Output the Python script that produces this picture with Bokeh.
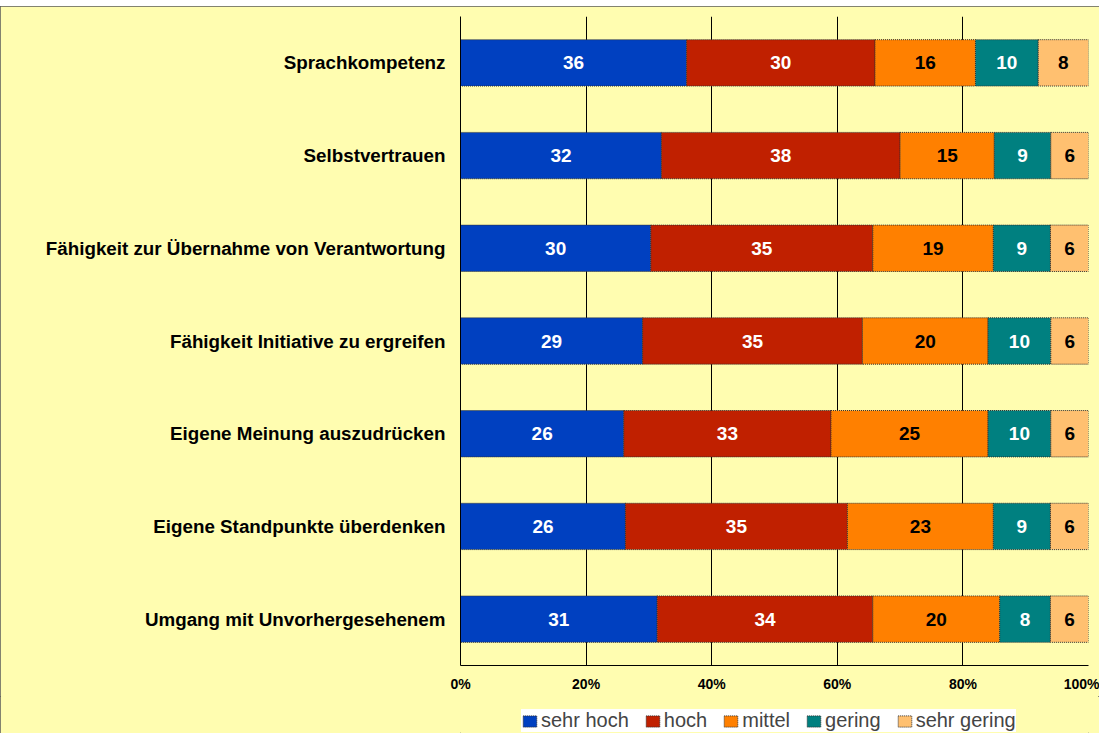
from bokeh.plotting import figure
from bokeh.models import (FactorRange, Range1d, FixedTicker, NumeralTickFormatter,
                          ColumnDataSource, Legend, LegendItem, Spacer)
from bokeh.layouts import column
from bokeh.core.properties import value
from bokeh.embed import file_html
from bokeh.resources import INLINE

categories = [
    "Sprachkompetenz",
    "Selbstvertrauen",
    "Fähigkeit zur Übernahme von Verantwortung",
    "Fähigkeit Initiative zu ergreifen",
    "Eigene Meinung auszudrücken",
    "Eigene Standpunkte überdenken",
    "Umgang mit Unvorhergesehenem",
]
series_names = ["sehr hoch", "hoch", "mittel", "gering", "sehr gering"]
sehr_hoch = [36, 32, 30, 29, 26, 26, 31]
hoch = [30, 38, 35, 35, 33, 35, 34]
mittel = [16, 15, 19, 20, 25, 23, 20]
gering = [10, 9, 9, 10, 10, 9, 8]
sehr_gering = [8, 6, 6, 6, 6, 6, 6]
x_ticks = [0, 0.2, 0.4, 0.6, 0.8, 1.0]

colors = ["#0040C0", "#C02000", "#FF8000", "#008080", "#FFC070"]
label_colors = ["white", "white", "black", "white", "black"]
BG = "#FFFDB0"
FONT = "Liberation Sans"
OUTLINE = "#303030"

series = [sehr_hoch, hoch, mittel, gering, sehr_gering]
totals = [sum(s[i] for s in series) for i in range(len(categories))]

data = {"cat": categories}
keys = []
for k, (name, vals) in enumerate(zip(series_names, series)):
    key = "s%d" % k
    keys.append(key)
    data[key] = [v / t for v, t in zip(vals, totals)]
source = ColumnDataSource(data)

W = 1099
H1, H2 = 690, 37
p = figure(width=W, height=H1, output_backend="svg", toolbar_location=None,
           y_range=FactorRange(factors=list(reversed(categories)), range_padding=0),
           x_range=Range1d(0, 1),
           min_border_left=460, min_border_right=11, min_border_top=10,
           min_border_bottom=31)
p.background_fill_color = BG
p.border_fill_color = BG
p.outline_line_color = None

rs = p.hbar_stack(keys, y="cat", height=0.5, source=source, color=colors,
                  line_color=OUTLINE, line_width=1, line_dash="1 1")

# value labels
for k, vals in enumerate(series):
    xs, ys, ts = [], [], []
    for i, c in enumerate(categories):
        start = sum(data[keys[j]][i] for j in range(k))
        xs.append(start + data[keys[k]][i] / 2)
        ys.append(c)
        ts.append(str(vals[i]))
    p.text(x=xs, y=ys, text=ts, text_align="center", text_baseline="middle",
           text_color=label_colors[k], text_font=value(FONT),
           text_font_style="bold", text_font_size="19px")

p.xgrid.grid_line_color = "black"
p.xgrid.grid_line_width = 1
p.ygrid.grid_line_color = None
p.xaxis.ticker = FixedTicker(ticks=x_ticks)
p.xaxis.formatter = NumeralTickFormatter(format="0%")
p.xaxis.axis_line_color = "black"
p.xaxis.major_tick_line_color = None
p.xaxis.minor_tick_line_color = None
p.xaxis.major_tick_out = 0
p.xaxis.major_label_standoff = 10
p.xaxis.major_label_text_font = FONT
p.xaxis.major_label_text_font_style = "bold"
p.xaxis.major_label_text_font_size = "14px"
p.xaxis.major_label_text_color = "black"

p.yaxis.axis_line_color = "black"
p.yaxis.major_tick_line_color = None
p.yaxis.minor_tick_line_color = None
p.yaxis.major_tick_out = 0
p.yaxis.major_label_standoff = 15
p.yaxis.major_label_text_font = FONT
p.yaxis.major_label_text_font_style = "bold"
p.yaxis.major_label_text_font_size = "18.8px"
p.yaxis.major_label_text_color = "black"

# legend panel (frame is aligned with the main plot's frame by the column layout)
p2 = figure(width=W, height=H2, output_backend="svg", toolbar_location=None,
            x_range=Range1d(0, 1), y_range=Range1d(0, 1),
            min_border_left=460, min_border_right=11, min_border_top=0,
            min_border_bottom=0)
p2.axis.visible = False
p2.grid.visible = False
p2.background_fill_color = BG
p2.border_fill_color = BG
p2.outline_line_color = None
items = []
for n, c in zip(series_names, colors):
    r = p2.rect(x=[-5], y=[-5], width=0.1, height=0.1, fill_color=c,
                line_color=OUTLINE, line_width=1, line_dash="1 1")
    items.append(LegendItem(label=n, renderers=[r]))
legend = Legend(items=items, orientation="horizontal", location=(61, 1),
                background_fill_color="white", background_fill_alpha=1,
                border_line_color=None, label_text_font=FONT,
                label_text_font_size="20px", glyph_width=17, glyph_height=14,
                label_standoff=3, spacing=15, padding=5, margin=0)
p2.add_layout(legend)

chart = column(p, p2, styles={"outline": "1px solid #5a5a5a", "outline-offset": "-1px",
                              "background-color": BG})
layout = column(Spacer(height=6, width=W), chart)
open("out.html", "w").write(file_html(layout, INLINE))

* * * *

**What you need to do:** Repeat verbatim all the material, but not the pictures.

**Response for this exercise:**
Output the Python script that produces this picture with Bokeh.
from bokeh.plotting import figure
from bokeh.models import (FactorRange, Range1d, FixedTicker, NumeralTickFormatter,
                          ColumnDataSource, Legend, LegendItem, Spacer)
from bokeh.layouts import column
from bokeh.core.properties import value
from bokeh.embed import file_html
from bokeh.resources import INLINE

categories = [
    "Sprachkompetenz",
    "Selbstvertrauen",
    "Fähigkeit zur Übernahme von Verantwortung",
    "Fähigkeit Initiative zu ergreifen",
    "Eigene Meinung auszudrücken",
    "Eigene Standpunkte überdenken",
    "Umgang mit Unvorhergesehenem",
]
series_names = ["sehr hoch", "hoch", "mittel", "gering", "sehr gering"]
sehr_hoch = [36, 32, 30, 29, 26, 26, 31]
hoch = [30, 38, 35, 35, 33, 35, 34]
mittel = [16, 15, 19, 20, 25, 23, 20]
gering = [10, 9, 9, 10, 10, 9, 8]
sehr_gering = [8, 6, 6, 6, 6, 6, 6]
x_ticks = [0, 0.2, 0.4, 0.6, 0.8, 1.0]

colors = ["#0040C0", "#C02000", "#FF8000", "#008080", "#FFC070"]
label_colors = ["white", "white", "black", "white", "black"]
BG = "#FFFDB0"
FONT = "Liberation Sans"
OUTLINE = "#303030"

series = [sehr_hoch, hoch, mittel, gering, sehr_gering]
totals = [sum(s[i] for s in series) for i in range(len(categories))]

data = {"cat": categories}
keys = []
for k, (name, vals) in enumerate(zip(series_names, series)):
    key = "s%d" % k
    keys.append(key)
    data[key] = [v / t for v, t in zip(vals, totals)]
source = ColumnDataSource(data)

W = 1099
H1, H2 = 690, 37
p = figure(width=W, height=H1, output_backend="svg", toolbar_location=None,
           y_range=FactorRange(factors=list(reversed(categories)), range_padding=0),
           x_range=Range1d(0, 1),
           min_border_left=460, min_border_right=11, min_border_top=10,
           min_border_bottom=31)
p.background_fill_color = BG
p.border_fill_color = BG
p.outline_line_color = None

rs = p.hbar_stack(keys, y="cat", height=0.5, source=source, color=colors,
                  line_color=OUTLINE, line_width=1, line_dash="1 1")

# value labels
for k, vals in enumerate(series):
    xs, ys, ts = [], [], []
    for i, c in enumerate(categories):
        start = sum(data[keys[j]][i] for j in range(k))
        xs.append(start + data[keys[k]][i] / 2)
        ys.append(c)
        ts.append(str(vals[i]))
    p.text(x=xs, y=ys, text=ts, text_align="center", text_baseline="middle",
           text_color=label_colors[k], text_font=value(FONT),
           text_font_style="bold", text_font_size="19px")

p.xgrid.grid_line_color = "black"
p.xgrid.grid_line_width = 1
p.ygrid.grid_line_color = None
p.xaxis.ticker = FixedTicker(ticks=x_ticks)
p.xaxis.formatter = NumeralTickFormatter(format="0%")
p.xaxis.axis_line_color = "black"
p.xaxis.major_tick_line_color = None
p.xaxis.minor_tick_line_color = None
p.xaxis.major_tick_out = 0
p.xaxis.major_label_standoff = 10
p.xaxis.major_label_text_font = FONT
p.xaxis.major_label_text_font_style = "bold"
p.xaxis.major_label_text_font_size = "14px"
p.xaxis.major_label_text_color = "black"

p.yaxis.axis_line_color = "black"
p.yaxis.major_tick_line_color = None
p.yaxis.minor_tick_line_color = None
p.yaxis.major_tick_out = 0
p.yaxis.major_label_standoff = 15
p.yaxis.major_label_text_font = FONT
p.yaxis.major_label_text_font_style = "bold"
p.yaxis.major_label_text_font_size = "18.8px"
p.yaxis.major_label_text_color = "black"

# legend panel (frame is aligned with the main plot's frame by the column layout)
p2 = figure(width=W, height=H2, output_backend="svg", toolbar_location=None,
            x_range=Range1d(0, 1), y_range=Range1d(0, 1),
            min_border_left=460, min_border_right=11, min_border_top=0,
            min_border_bottom=0)
p2.axis.visible = False
p2.grid.visible = False
p2.background_fill_color = BG
p2.border_fill_color = BG
p2.outline_line_color = None
items = []
for n, c in zip(series_names, colors):
    r = p2.rect(x=[-5], y=[-5], width=0.1, height=0.1, fill_color=c,
                line_color=OUTLINE, line_width=1, line_dash="1 1")
    items.append(LegendItem(label=n, renderers=[r]))
legend = Legend(items=items, orientation="horizontal", location=(61, 1),
                background_fill_color="white", background_fill_alpha=1,
                border_line_color=None, label_text_font=FONT,
                label_text_font_size="20px", glyph_width=17, glyph_height=14,
                label_standoff=3, spacing=15, padding=5, margin=0)
p2.add_layout(legend)

chart = column(p, p2, styles={"outline": "1px solid #5a5a5a", "outline-offset": "-1px",
                              "background-color": BG})
layout = column(Spacer(height=6, width=W), chart)
open("out.html", "w").write(file_html(layout, INLINE))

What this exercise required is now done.